* _GIVEN REQUEST_
Give again, verbatim, the lines between the line that contains "Give me the Bokeh source for this chart." and the line that contains "label_pos = [t", counting both ends. Pictures are excluded from the copy.

- - -

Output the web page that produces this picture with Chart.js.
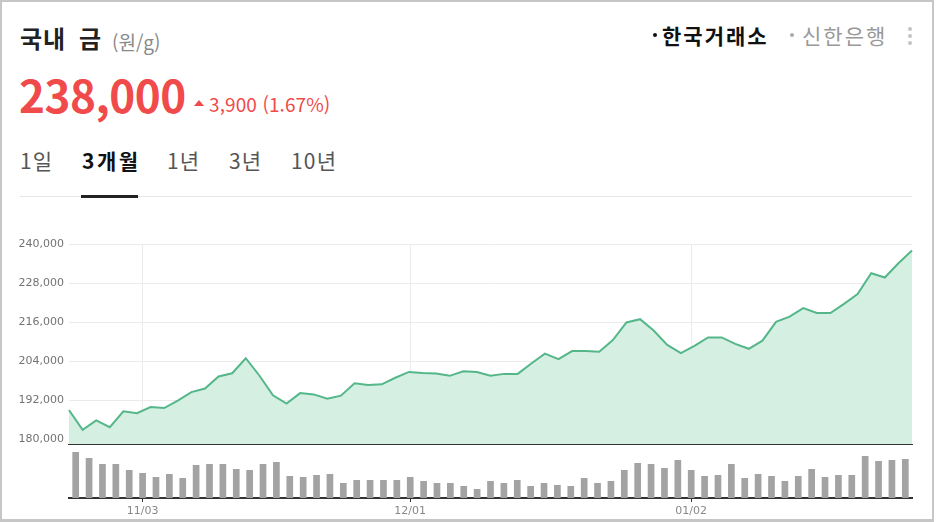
<!DOCTYPE html>
<html lang="ko">
<head>
<meta charset="utf-8">
<script src="https://cdn.jsdelivr.net/npm/chart.js@4.4.0/dist/chart.umd.min.js"></script>
<style>
  html, body { margin: 0; padding: 0; background: #fff; }
  body { width: 936px; height: 522px; position: relative; overflow: hidden; font-family: "Noto Sans CJK KR", "Noto Sans", sans-serif; }
  .frame { position: absolute; left: 0; top: 0; width: 934px; height: 522px; box-sizing: border-box; border: 2px solid #c6c6c6; border-bottom-width: 3px; }
  .txt { position: absolute; line-height: 1; white-space: nowrap; }
  .title { left: 20px; top: 26px; font-size: 24px; font-weight: 700; color: #222; letter-spacing: 1px; word-spacing: 5px; }
  .unit { left: 112px; top: 32px; font-size: 19px; color: #8a8a8a; }
  .price { left: 19px; top: 72px; font-size: 44px; font-weight: 700; color: #f04a4a; letter-spacing: -0.5px; }
  .tri { position: absolute; left: 194px; top: 100px; width: 0; height: 0; border-left: 5px solid transparent; border-right: 5px solid transparent; border-bottom: 6px solid #f04a4a; }
  .change { left: 209px; top: 94px; font-size: 19px; color: #f04a4a; letter-spacing: 0.1px; }
  .tab { top: 150px; font-size: 21px; color: #555; letter-spacing: 1.2px; }
  .tab.on { color: #111; font-weight: 700; letter-spacing: 2.5px; }
  .underline { position: absolute; left: 81px; top: 195px; width: 57px; height: 3px; background: #222; }
  .sep { position: absolute; left: 20px; top: 196px; width: 892px; height: 1px; background: #e6e6e6; }
  .dot { position: absolute; width: 4px; height: 4px; border-radius: 50%; }
  .src { top: 25px; font-size: 21px; letter-spacing: 2px; }
  .kebab { position: absolute; left: 908px; width: 4px; height: 4px; border-radius: 50%; background: #c4c4c4; }
  canvas { position: absolute; left: 0; }
</style>
</head>
<body>
<div class="frame"></div>

<div class="txt title">국내 금</div>
<div class="txt unit">(원/g)</div>
<div class="txt price">238,000</div>
<div class="tri"></div>
<div class="txt change">3,900 (1.67%)</div>

<div class="txt tab" style="left:20px">1일</div>
<div class="txt tab on" style="left:82px">3개월</div>
<div class="txt tab" style="left:167px">1년</div>
<div class="txt tab" style="left:229px">3년</div>
<div class="txt tab" style="left:291px">10년</div>
<div class="sep"></div>
<div class="underline"></div>

<div class="dot" style="left:653px;top:33px;background:#111"></div>
<div class="txt src" style="left:662px;color:#111;font-weight:700">한국거래소</div>
<div class="dot" style="left:790px;top:33px;background:#aaa"></div>
<div class="txt src" style="left:802px;color:#999">신한은행</div>
<div class="kebab" style="top:27px"></div>
<div class="kebab" style="top:34px"></div>
<div class="kebab" style="top:41px"></div>

<canvas id="priceChart" width="930" height="211" style="top:234px"></canvas>
<canvas id="volumeChart" width="930" height="70" style="top:446px"></canvas>

<script>
// trading days, 10/27 ~ 01/26
const dates = [
  '10/27', '10/28', '10/29', '10/30', '10/31',
  '11/03', '11/04', '11/05', '11/06', '11/07',
  '11/10', '11/11', '11/12', '11/13', '11/14',
  '11/17', '11/18', '11/19', '11/20', '11/21',
  '11/24', '11/25', '11/26', '11/27', '11/28',
  '12/01', '12/02', '12/03', '12/04', '12/05',
  '12/08', '12/09', '12/10', '12/11', '12/12',
  '12/15', '12/16', '12/17', '12/18', '12/19',
  '12/22', '12/23', '12/24', '12/26', '12/29', '12/30',
  '01/02', '01/05', '01/06', '01/07', '01/08', '01/09',
  '01/12', '01/13', '01/14', '01/15', '01/16',
  '01/19', '01/20', '01/21', '01/22', '01/23', '01/26'
];

// 원/g
const prices = [
  189000, 182900, 185800, 183700, 188600, 188000, 189900, 189600, 191900, 194500,
  195600, 199300, 200300, 204900, 199600, 193500, 191000, 194200, 193800, 192500,
  193400, 197200, 196700, 196900, 198900, 200700, 200400, 200200, 199500, 200900,
  200700, 199500, 200100, 200100, 203300, 206300, 204600, 207100, 207100, 206900,
  210500, 215900, 216900, 213400, 209000, 206500, 208700, 211300, 211300, 209300,
  207800, 210300, 216100, 217700, 220300, 218800, 218800, 221600, 224600, 231000,
  229700, 234100, 238000
];

// 거래량 (relative)
const volumes = [
  46, 40, 34, 34, 28, 25, 21, 24, 20, 33,
  34, 34, 29, 28, 34, 36, 22, 21, 23, 24,
  15, 18, 18, 18, 18, 21, 17, 15, 15, 12,
  9, 17, 15, 18, 12, 15, 13, 12, 20, 15,
  17, 28, 35, 34, 30, 38, 28, 22, 23, 34,
  20, 24, 22, 17, 22, 29, 21, 23, 23, 42,
  37, 38, 39
];

const yTicks = [180000, 192000, 204000, 216000, 228000, 240000];
const tickLabels = ['11/03', '12/01', '01/02'];

const axisFont = { family: 'DejaVu Sans', size: 11 };
const keepLabelTicks = s => { s.ticks = s.ticks.filter(t => tickLabels.includes(dates[t.value])); };

new Chart(document.getElementById('priceChart'), {
  type: 'line',
  data: {
    labels: dates,
    datasets: [{
      data: prices,
      xAxisID: 'x',
      borderColor: '#55b789',
      borderWidth: 2,
      backgroundColor: '#d5f0e2',
      fill: 'start',
      pointRadius: 0,
      tension: 0
    }]
  },
  options: {
    animation: false,
    responsive: false,
    layout: { padding: { left: 0, right: 18, top: 10, bottom: 0 } },
    plugins: { legend: { display: false }, tooltip: { enabled: false } },
    scales: {
      x: {
        type: 'category',
        offset: false,
        grid: { display: false, drawTicks: false },
        ticks: { display: false },
        border: { display: true, color: '#333', width: 2, z: 1 },
        afterFit: s => { s.height = 0; s.paddingLeft = 0; s.paddingRight = 0; }
      },
      xGrid: {
        type: 'category',
        axis: 'x',
        position: 'bottom',
        labels: dates,
        offset: true,
        grid: { color: '#ebebeb', drawTicks: false, offset: false },
        ticks: { display: false, autoSkip: false },
        border: { display: false },
        afterBuildTicks: keepLabelTicks,
        afterFit: s => { s.height = 0; s.paddingLeft = 0; s.paddingRight = 0; }
      },
      y: {
        min: 178250,
        max: 240000,
        afterBuildTicks: s => { s.ticks = yTicks.map(v => ({ value: v })); },
        afterFit: s => { s.width = 69; s.paddingTop = 0; s.paddingBottom = 0; },
        grid: { color: '#ebebeb', drawTicks: false },
        border: { display: false },
        ticks: {
          color: '#737373',
          font: axisFont,
          padding: 5,
          callback: v => v.toLocaleString('en-US')
        }
      }
    }
  }
});

new Chart(document.getElementById('volumeChart'), {
  type: 'bar',
  data: {
    labels: dates,
    datasets: [{
      data: volumes,
      backgroundColor: '#a3a3a3',
      barPercentage: 0.5,
      categoryPercentage: 1
    }]
  },
  options: {
    animation: false,
    responsive: false,
    layout: { padding: { left: 69, right: 18, top: 4, bottom: 0 } },
    plugins: { legend: { display: false }, tooltip: { enabled: false } },
    scales: {
      x: {
        grid: { display: true, drawOnChartArea: false, drawTicks: true, tickLength: 4, color: '#333', offset: false },
        border: { display: true, color: '#333', width: 2 },
        ticks: { color: '#888', font: axisFont, padding: 3, autoSkip: false, maxRotation: 0 },
        afterBuildTicks: keepLabelTicks,
        afterFit: s => { s.height = 18; s.paddingLeft = 0; s.paddingRight = 0; }
      },
      y: { display: false, min: 0, max: 48 }
    }
  }
});
</script>
</body>
</html>
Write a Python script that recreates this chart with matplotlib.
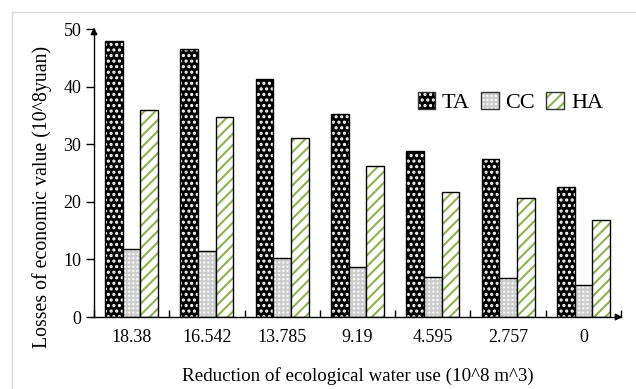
"""Economic value losses vs. reduction of ecological water use (TA / CC / HA)."""
import matplotlib
import matplotlib.pyplot as plt
import numpy as np
from matplotlib.patches import Rectangle

matplotlib.use("Agg")

plt.rcParams["font.family"] = ["Liberation Serif", "DejaVu Serif"]
plt.rcParams["hatch.linewidth"] = 1.5

# ── data ─────────────────────────────────────────────────────────────────────
reductions = ["18.38", "16.542", "13.785", "9.19", "4.595", "2.757", "0"]
ta_values = [47.9, 46.5, 41.3, 35.2, 28.8, 27.4, 22.6]
cc_values = [11.8, 11.5, 10.2, 8.6, 7.0, 6.8, 5.6]
ha_values = [35.9, 34.7, 31.1, 26.2, 21.7, 20.6, 16.8]
y_ticks = [0, 10, 20, 30, 40, 50]

TA_STYLE = dict(facecolor="black", edgecolor="white", hatch="...")
CC_STYLE = dict(facecolor="white", edgecolor="#cdcdcd", hatch="++++")
HA_STYLE = dict(facecolor="white", edgecolor="#8fb24c", hatch="///")

fig = plt.figure(figsize=(6.36, 3.89), dpi=100)
ax = fig.add_axes([94 / 636, 1 - 317 / 389, 527 / 636, 288 / 389])

# light grey frame round the figure
fig.patches.append(Rectangle((12 / 636, -0.05), 1.0, 1.05 - 12 / 389, transform=fig.transFigure,
                             fill=False, edgecolor="#d8d8d8", linewidth=1.0))

x = np.arange(len(reductions))
w = 0.235

for offset, values, style in [(-w, ta_values, TA_STYLE), (0, cc_values, CC_STYLE), (w, ha_values, HA_STYLE)]:
    ax.bar(x + offset, values, w, linewidth=0, **style)
    ax.bar(x + offset, values, w, fill=False, edgecolor="black", linewidth=1.0)

# legend proxies (hatched square + black frame)
frame = Rectangle((0, 0), 1, 1, fill=False, edgecolor="#333333", linewidth=1.0)
handles = [(Rectangle((0, 0), 1, 1, linewidth=0, **s), frame) for s in (TA_STYLE, CC_STYLE, HA_STYLE)]
ax.legend(handles, ["TA", "CC", "HA"], ncol=3,
          frameon=False, fontsize=16, loc="center", bbox_to_anchor=(0.79, 0.745),
          handlelength=0.8, handleheight=0.8, handletextpad=0.3, columnspacing=0.5,
          borderaxespad=0)

ax.set_xlim(-0.5, len(reductions) - 0.5)
ax.set_ylim(0, 50)
ax.set_yticks(y_ticks)
ax.tick_params(axis="y", direction="out", length=6, width=1, labelsize=13, pad=3)

ax.set_xticks(np.arange(len(reductions) + 1) - 0.5)
ax.set_xticklabels([])
ax.tick_params(axis="x", which="major", direction="in", length=5, width=1)
ax.set_xticks(x, minor=True)
ax.set_xticklabels(reductions, minor=True)
ax.tick_params(axis="x", which="minor", length=0, labelsize=13, pad=9)

for side in ("top", "right"):
    ax.spines[side].set_visible(False)
ax.spines["left"].set_linewidth(1.0)
ax.spines["bottom"].set_linewidth(1.0)

# arrow heads on the axes
ax.annotate("", xy=(0, 1.015), xytext=(0, 0.98), xycoords="axes fraction",
            arrowprops=dict(arrowstyle="-|>", color="black", lw=1.0, mutation_scale=10))
ax.annotate("", xy=(1.008, 0), xytext=(0.99, 0), xycoords="axes fraction",
            arrowprops=dict(arrowstyle="-|>", color="black", lw=1.0, mutation_scale=10))

ax.set_ylabel("Losses of economic value (10^8yuan)", fontsize=14.3)
ax.yaxis.set_label_coords(-0.080, 0.417)
ax.set_xlabel("Reduction of ecological water use (10^8 m^3)", fontsize=13.7, labelpad=15)

fig.savefig("out.png", dpi=100)
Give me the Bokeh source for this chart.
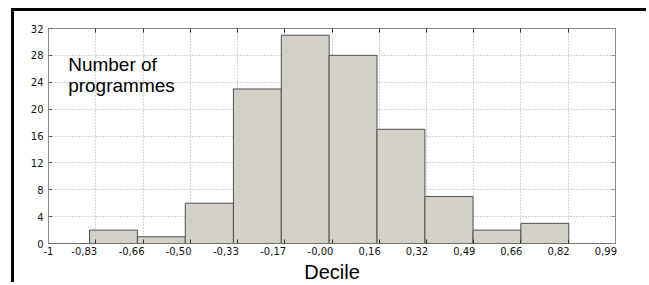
from bokeh.plotting import figure
from bokeh.models import (Range1d, FixedTicker, LinearAxis, Label,
                          InlineStyleSheet, CustomJSTickFormatter)
from bokeh.embed import file_html
from bokeh.resources import INLINE

# ---- data ----
bin_left = [-0.856, -0.688, -0.520, -0.351, -0.183, -0.015, 0.153, 0.321, 0.490, 0.658]
bin_right = [-0.688, -0.520, -0.351, -0.183, -0.015, 0.153, 0.321, 0.490, 0.658, 0.826]
counts = [2, 1, 6, 23, 31, 28, 17, 7, 2, 3]

x_ticks = [-1.0, -0.834, -0.668, -0.503, -0.337, -0.171, -0.005, 0.161, 0.327, 0.493, 0.658, 0.824, 0.99]
x_tick_labels = ["-1", "-0,83", "-0,66", "-0,50", "-0,33", "-0,17", "-0,00",
                 "0,16", "0,32", "0,49", "0,66", "0,82", "0,99"]
y_ticks = [0, 4, 8, 12, 16, 20, 24, 28, 32]

TICK_FONT = "DejaVu Sans"
MAIN_FONT = "Liberation Sans"

X0, X1 = -1, 0.99
FRAME_W = 566.0                      # frame width in px
PX = (X1 - X0) / FRAME_W             # data units per pixel
# labels in the reference sit roughly right-aligned on their tick: shift centred labels left
label_shift_px = {2: 0.0, 4: 9.6, 5: 11.5}
label_pos = [t - label_shift_px[len(s)] * PX for t, s in zip(x_ticks, x_tick_labels)]

p = figure(width=635, height=274, output_backend="svg", toolbar_location=None,
           x_range=Range1d(X0, X1), y_range=Range1d(0, 32),
           min_border_left=34, min_border_right=34, min_border_top=17,
           min_border_bottom=42, background_fill_color="white",
           border_fill_color="white")
p.stylesheets = [InlineStyleSheet(css=":host { margin-top: 8px; margin-left: 11px; border-top: 3px solid black; border-left: 3px solid black; }")]

p.outline_line_color = "#8a8a8a"
p.outline_line_width = 1

# grids
p.xgrid.ticker = FixedTicker(ticks=x_ticks)
p.ygrid.ticker = FixedTicker(ticks=y_ticks)
for g in (p.xgrid, p.ygrid):
    g.grid_line_color = "#a8a8a8"
    g.grid_line_dash = "1 2"
    g.grid_line_width = 1

# bars
p.quad(left=bin_left, right=bin_right, bottom=0, top=counts,
       fill_color="#d4d0c8", line_color="#505050", line_width=1)

blank = CustomJSTickFormatter(code="return ''")

# bottom axis 1: inward ticks only
xa = p.xaxis[0]
xa.ticker = FixedTicker(ticks=x_ticks)
xa.formatter = blank
xa.major_label_text_font_size = "1px"
xa.major_label_standoff = 0
xa.major_tick_in = 4
xa.major_tick_out = 0
xa.minor_tick_line_color = None
xa.axis_line_color = "#707070"
xa.major_tick_line_color = "#303030"

# bottom axis 2: tick labels + axis title
label_formatter = CustomJSTickFormatter(
    args=dict(labels=x_tick_labels, pos=label_pos),
    code="""
    let best = 0, d = Infinity;
    for (let i = 0; i < pos.length; i++) {
        const di = Math.abs(pos[i] - tick);
        if (di < d) { d = di; best = i; }
    }
    return labels[best];
    """)
lab_axis = LinearAxis(ticker=FixedTicker(ticks=label_pos),
                      formatter=label_formatter,
                      major_tick_line_color=None, minor_tick_line_color=None,
                      axis_line_color=None, major_tick_in=0, major_tick_out=0,
                      major_label_standoff=3,
                      major_label_text_font=TICK_FONT,
                      major_label_text_font_size="10px",
                      major_label_text_color="#111111",
                      axis_label="Decile", axis_label_text_font=MAIN_FONT,
                      axis_label_text_font_size="20px",
                      axis_label_text_font_style="normal",
                      axis_label_text_color="black", axis_label_standoff=3)
p.add_layout(lab_axis, "below")

ya = p.yaxis[0]
ya.ticker = FixedTicker(ticks=y_ticks)
ya.major_tick_in = 4
ya.major_tick_out = 0
ya.minor_tick_line_color = None
ya.axis_line_color = "#8a8a8a"
ya.major_tick_line_color = "#606060"
ya.major_label_text_font = TICK_FONT
ya.major_label_text_font_size = "10px"
ya.major_label_text_color = "#111111"
ya.major_label_standoff = 5

# top/right tick-only axes
top = LinearAxis(ticker=FixedTicker(ticks=x_ticks), formatter=blank,
                 major_label_text_font_size="1px",
                 major_label_standoff=0, major_tick_in=4, major_tick_out=0,
                 minor_tick_line_color=None, axis_line_color="#8a8a8a",
                 major_tick_line_color="#303030")
right = LinearAxis(ticker=FixedTicker(ticks=y_ticks), formatter=blank,
                   major_label_text_font_size="1px",
                   major_label_standoff=0, major_tick_in=4, major_tick_out=0,
                   minor_tick_line_color=None, axis_line_color="#8a8a8a",
                   major_tick_line_color="#909090")
p.add_layout(top, "above")
p.add_layout(right, "right")

# in-plot text
p.add_layout(Label(x=-0.931, y=26.68, text="Number of", text_font=MAIN_FONT,
                   text_font_size="19px", text_baseline="alphabetic", text_color="black"))
p.add_layout(Label(x=-0.931, y=23.55, text="programmes", text_font=MAIN_FONT,
                   text_font_size="19px", text_baseline="alphabetic", text_color="black"))

open("out.html", "w").write(file_html(p, INLINE))
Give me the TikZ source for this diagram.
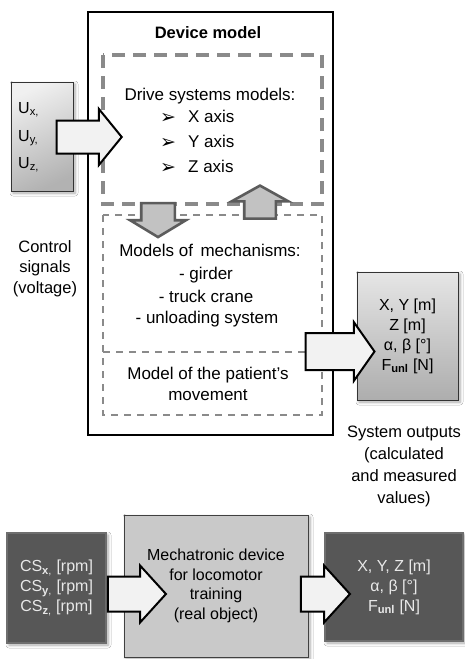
\documentclass[tikz,border=0pt]{standalone}
\usepackage{fontspec}
\setmainfont{Liberation Sans}
\newfontfamily\symfont{DejaVu Sans}
\usetikzlibrary{shapes.arrows,shadows.blur}

\definecolor{dashgray}{HTML}{8A8A8A}
\definecolor{arrowfill}{HTML}{F2F2F2}
\definecolor{smallfill}{HTML}{C2C2C2}
\definecolor{smalledge}{HTML}{5C5C5C}
\definecolor{darkbox}{HTML}{575757}
\definecolor{darkedge}{HTML}{6E6E6E}
\definecolor{midbox}{HTML}{C9C9C9}
\definecolor{lighttext}{HTML}{E8E8E8}

\tikzset{
  softshadow/.style={blur shadow={shadow xshift=2pt, shadow yshift=-2pt,
      shadow blur steps=6, shadow blur radius=3pt, shadow opacity=35}},
  signalbox/.style={draw=black!80, line width=1pt, softshadow,
      shading=axis, top color=black!6, bottom color=black!30, shading angle=25,
      inner sep=0pt, align=left},
  outbox/.style={draw=black!80, line width=1pt, softshadow,
      shading=axis, top color=black!10, bottom color=black!32,
      inner sep=0pt, align=center},
  darkblock/.style={draw=darkedge, line width=1.5pt, fill=darkbox, softshadow,
      text=lighttext, inner sep=0pt, align=center},
  midblock/.style={draw=black!75, line width=1pt, fill=midbox, softshadow,
      inner sep=0pt, align=center},
  bigarrow/.style={single arrow, draw=black, line width=2pt, fill=arrowfill,
      inner xsep=0pt},
  smallarrow/.style={single arrow, draw=smalledge, line width=2.6pt, fill=smallfill,
      inner xsep=0pt},
  thickdash/.style={draw=dashgray, line width=3.2pt, dash pattern=on 13pt off 8pt},
  thindash/.style={draw=dashgray, line width=1.8pt, dash pattern=on 7pt off 6pt},
  label/.style={anchor=base, inner sep=0pt, align=center},
  bigtext/.style={font=\fontsize{17}{21}\selectfont},
  bullet/.style={anchor=base, inner sep=0pt, font=\symfont\fontsize{19}{20}\selectfont},
}

\begin{document}
\begin{tikzpicture}[x=1pt, y=-1pt, font=\fontsize{16}{20}\selectfont]
\useasboundingbox[fill=white] (0,0) rectangle (465,659);

% ---------- simulation model ----------
\node[draw=black, line width=2.2pt, fill=white, minimum width=245pt,
      minimum height=423pt, inner sep=0pt] (device) at (210.5,223.5) {};
\node[label, font=\fontsize{16.5}{20}\selectfont\bfseries] (devtitle) at (208,38) {Device model};

% drive systems part
\draw[thickdash] (103,55) rectangle (322,204);
\node[label, bigtext] (drives) at (210,100) {Drive systems models:};
\node[bullet] (bx) at (168,123) {➢};
\node[bullet] (by) at (168,148) {➢};
\node[bullet] (bz) at (168,173) {➢};
\node[label, bigtext, anchor=base west] (ax) at (188,122) {X axis};
\node[label, bigtext, anchor=base west] (ay) at (188,147) {Y axis};
\node[label, bigtext, anchor=base west] (az) at (188,172) {Z axis};

% mechanisms and patient part
\draw[thindash] (103,215) rectangle (322,415);
\draw[thindash] (103,352) -- (322,352);
\node[label, bigtext] (mech) at (210,256) {Models of\, mechanisms:};
\node[label, bigtext] (m1) at (206,279) {- girder};
\node[label, bigtext] (m2) at (206,302) {- truck crane};
\node[label, bigtext] (m3) at (207,323) {- unloading system};
\node[label, bigtext] (pat) at (208,400) {Model of the patient's\\movement};

% ---------- inputs ----------
\node[signalbox, minimum width=62pt, minimum height=109pt] (inputs) at (42,136.5) {};
\node[label, anchor=base west] (ux) at (18,113) {U\textsubscript{x,}};
\node[label, anchor=base west] (uy) at (18,141) {U\textsubscript{y,}};
\node[label, anchor=base west] (uz) at (18,168) {U\textsubscript{z,}};
\node[label, font=\fontsize{16.5}{20.5}\selectfont] (ctrl) at (45,293) {Control\\signals\\(voltage)};

% ---------- outputs ----------
\node[outbox, minimum width=101pt, minimum height=128pt] (outputs) at (407.5,336)
  {X, Y [m]\\Z [m]\\α, β [°]\\F\textsubscript{\textbf{unl}} [N]};
\node[label, font=\fontsize{16.5}{22}\selectfont] (outtxt) at (404,503)
  {System outputs\\(calculated\\and measured\\values)};

% ---------- real object ----------
\node[darkblock, minimum width=99pt, minimum height=110pt] (csbox) at (56.5,588)
  {CS\textsubscript{\textbf{x},} [rpm]\\CS\textsubscript{\textbf{y},} [rpm]\\CS\textsubscript{\textbf{z},} [rpm]};
\node[midblock, minimum width=184pt, minimum height=142pt,
      font=\fontsize{16}{19.5}\selectfont] (device2) at (216,586)
  {Mechatronic device\\for locomotor\\training\\(real object)};
\node[darkblock, minimum width=138pt, minimum height=108pt] (meas) at (394,587)
  {X, Y, Z [m]\\α, β [°]\\F\textsubscript{\textbf{unl}} [N]};

% ---------- block arrows ----------
\node[bigarrow, minimum height=65pt, inner ysep=15.5pt,
      single arrow head extend=11.5pt, single arrow tip angle=101.7] (a1) at (82.5,137) {};
\node[bigarrow, minimum height=69pt, inner ysep=17.5pt,
      single arrow head extend=11pt, single arrow tip angle=109.8] (a2) at (333.5,351.5) {};
\node[bigarrow, minimum height=58pt, inner ysep=16.5pt,
      single arrow head extend=11pt, single arrow tip angle=95.5] (a3) at (129,594) {};
\node[bigarrow, minimum height=49pt, inner ysep=16.5pt,
      single arrow head extend=11pt, single arrow tip angle=95.5] (a4) at (317.5,594) {};

\node[smallarrow, rotate=-90, minimum height=34pt, inner ysep=15.5pt,
      single arrow head extend=11pt, single arrow tip angle=117.7] (down) at (158,215) {};
\node[smallarrow, rotate=90, minimum height=33pt, inner ysep=14.5pt,
      single arrow head extend=12.5pt, single arrow tip angle=121.9] (up) at (260,206.5) {};
\end{tikzpicture}
\end{document}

- - -

* _TASK SOLUTION_
Give me the Bokeh source for this chart.
from bokeh.plotting import figure
from bokeh.models import (Range1d, FixedTicker, LinearAxis, Label,
                          InlineStyleSheet, CustomJSTickFormatter)
from bokeh.embed import file_html
from bokeh.resources import INLINE

# ---- data ----
bin_left = [-0.856, -0.688, -0.520, -0.351, -0.183, -0.015, 0.153, 0.321, 0.490, 0.658]
bin_right = [-0.688, -0.520, -0.351, -0.183, -0.015, 0.153, 0.321, 0.490, 0.658, 0.826]
counts = [2, 1, 6, 23, 31, 28, 17, 7, 2, 3]

x_ticks = [-1.0, -0.834, -0.668, -0.503, -0.337, -0.171, -0.005, 0.161, 0.327, 0.493, 0.658, 0.824, 0.99]
x_tick_labels = ["-1", "-0,83", "-0,66", "-0,50", "-0,33", "-0,17", "-0,00",
                 "0,16", "0,32", "0,49", "0,66", "0,82", "0,99"]
y_ticks = [0, 4, 8, 12, 16, 20, 24, 28, 32]

TICK_FONT = "DejaVu Sans"
MAIN_FONT = "Liberation Sans"

X0, X1 = -1, 0.99
FRAME_W = 566.0                      # frame width in px
PX = (X1 - X0) / FRAME_W             # data units per pixel
# labels in the reference sit roughly right-aligned on their tick: shift centred labels left
label_shift_px = {2: 0.0, 4: 9.6, 5: 11.5}
label_pos = [t - label_shift_px[len(s)] * PX for t, s in zip(x_ticks, x_tick_labels)]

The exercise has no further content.